Tomographic Stratigraphy: a Possible New Framework for Mantle Dynamics

Abstract:

Stratification of the Earth's interior into spherically symmetric shells with boundaries that correspond to changes in composition or mineralogical phase is well established and represents a static view. The analysis of long wavelength features of recent 3-D mantle seismic velocity models suggests a somewhat different dynamic stratification, with rheological boundaries that do not always coincide with the known mineralogical transitions. This is reflected in different patterns of the power spectrum, radial correlation functions and overall distribution of degree 2 and 3 anomalies, which dominate the mantle below 300 km depth.

The outermost shell (Moho to ~250km depth), i.e. "heterosphere", contains surface tectonics, with cooling plates and cratons, and is characterized by strongest lateral heterogeneity. Its lower boundary is defined by a decrease in power by an order of magnitude.

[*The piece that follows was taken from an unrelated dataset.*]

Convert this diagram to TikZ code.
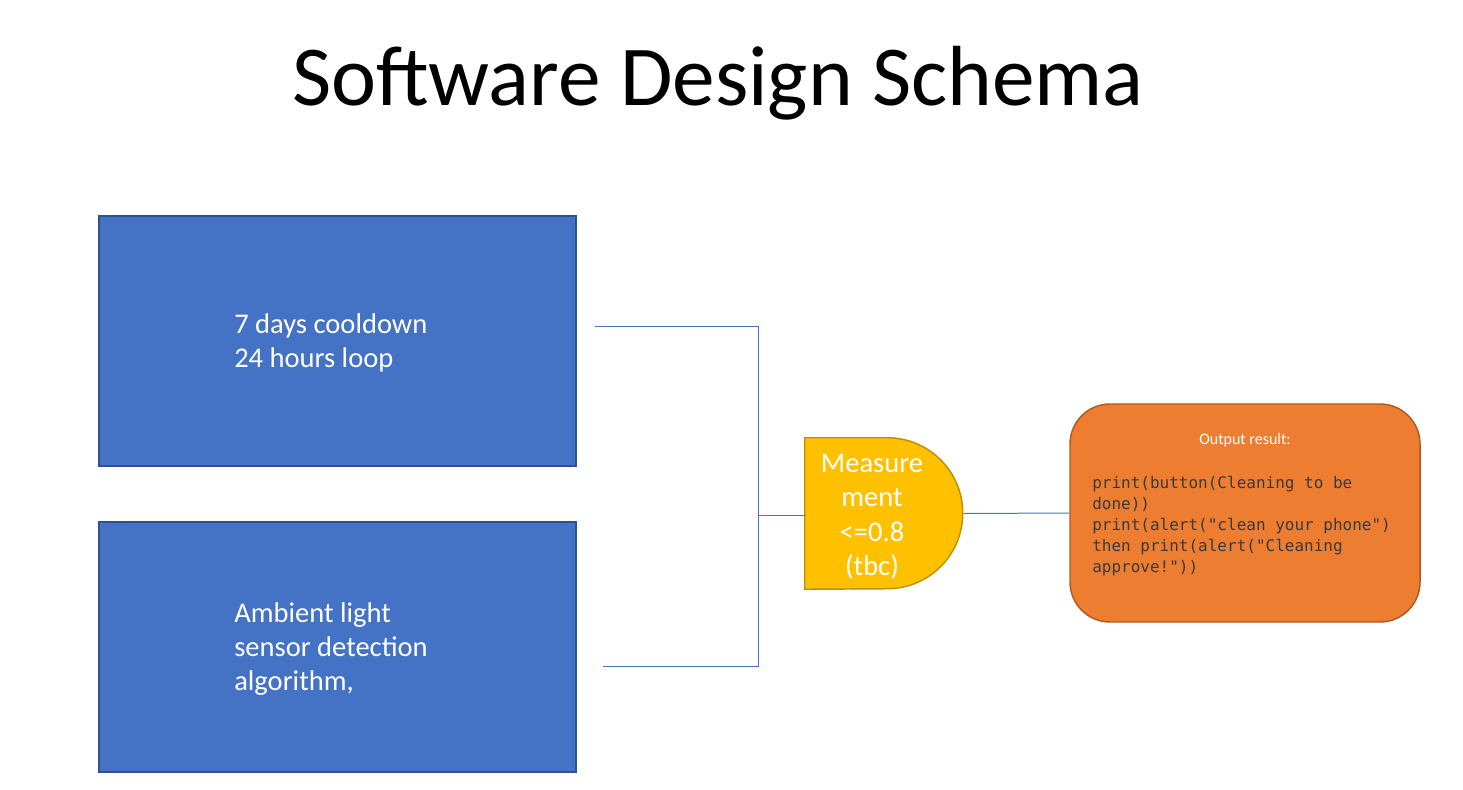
\documentclass[tikz,border=0pt]{standalone}
\usepackage{fontspec}
\setmainfont{Carlito}
\newfontfamily\codefont{DejaVu Sans Mono}
\definecolor{boxblue}{HTML}{4472C4}
\definecolor{boxblueline}{HTML}{2F528F}
\definecolor{gateyellow}{HTML}{FFC000}
\definecolor{gateline}{HTML}{BF9000}
\definecolor{outorange}{HTML}{ED7D31}
\definecolor{outline}{HTML}{AE5A21}
\definecolor{codegray}{HTML}{3A3A3A}
\begin{document}
\begin{tikzpicture}[x=0.75pt,y=-0.75pt,
  inputbox/.style={draw=boxblueline,fill=boxblue,line width=1.3pt,
    minimum width=477*0.75pt,minimum height=250*0.75pt,inner sep=0pt},
  boxtext/.style={anchor=west,inner sep=0pt,align=left,text=white,
    font=\fontsize{21.4}{25.5}\selectfont},
  wire/.style={draw=boxblue,line width=0.75pt},
  outbox/.style={draw=outline,fill=outorange,line width=1.1pt,rounded corners=30pt,
    minimum width=350*0.75pt,minimum height=218*0.75pt,inner sep=0pt}]
\useasboundingbox (0,0) rectangle (1463,789);

% title
\node (title) at (718,83) {\fontsize{64}{68}\selectfont Software Design Schema};

% input blocks
\node[inputbox] (timer) at (337.5,341) {};
\node[boxtext] (timertext) at (234,343) {7 days cooldown\\24 hours loop};
\node[inputbox] (sensor) at (337.5,647) {};
\node[boxtext] (sensortext) at (234,649) {Ambient light\\sensor detection\\algorithm,};

% measurement gate (flat left side, round right side)
\node[minimum width=158*0.75pt,minimum height=151*0.75pt,inner sep=0pt] (gate) at (884,513.5) {};
\draw[fill=gateyellow,draw=gateline,line width=1.1pt]
  (gate.north west) -- ++(82.5,0) arc[start angle=-90,end angle=90,radius=75.5]
  -- (gate.south west) -- cycle;
\node[align=center,text=white,inner sep=0pt,font=\fontsize{21.4}{25.9}\selectfont]
  (gatetext) at (872,517) {Measure\\ment\\<=0.8\\(tbc)};

% output block
\node[outbox] (output) at (1245,513) {};
\node[text=white,inner sep=0pt,font=\fontsize{12}{14}\selectfont] (outtitle) at (1245,440) {Output result:};
\node[anchor=west,align=left,inner sep=0pt,text=codegray,
  font=\codefont\fontsize{12}{15.75}\selectfont] (code) at (1092,526)
  {print(button(Cleaning to be\\done))\\print(alert("clean your phone")\\then print(alert("Cleaning\\approve!"))};

% connectors
\coordinate (timerend) at (595,326);
\coordinate (sensorend) at (603,666);
\coordinate (join) at (758,515);
\draw[wire] (timerend) -| (join);
\draw[wire] (sensorend) -| (join);
\draw[wire] (join) -- (join -| gate.west);
\draw[wire] (gate.east) -- (output.west);
\end{tikzpicture}
\end{document}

The next shell ( 300 ~ 1000 km depth), i.e. "extended transition zone" (ETZ), includes the 400 and 660 km discontinuities. Many slabs stagnate above 660 km, but some flatten above 1000 km. While there is no sharp global seismic discontinuity at this depth, the long wavelength structure in the ETZ is strongly decorrelated from that in the rest of the lower mantle.

Striking features in the bulk of the lower mantle below the ETZ are: 1) long wavelength structure dominated by harmonic degrees 2 and 3 whose expression is strongest at the base of the mantle (the so-called LLSVPs); 2) embedded within them, about 20 broad low velocity plumes, whose vertical orientation indicates the absence of mantle "wind". Notably, some of them are deflected horizontally around 1000 km depth or give rise to thinner conduits in the ETZ, suggesting contrasting rheology above and below that depth. The steep heterogeneity gradient in the last 500 km of the mantle indicates the presence of a boundary layer with possibly distinct chemical composition.

The “tomographic stratigraphy” presented here may be a useful framework for achieving progress in understanding whole mantle dynamics. In particular, the ~1000 km transition may be a key feature separating relatively vigorous flow in the ETZ from very sluggish motion below. The seismic tomography snapshot thus captures the history of subduction in the last 30 Ma in the ETZ, and below it, the integrated flow for at least 200 Ma.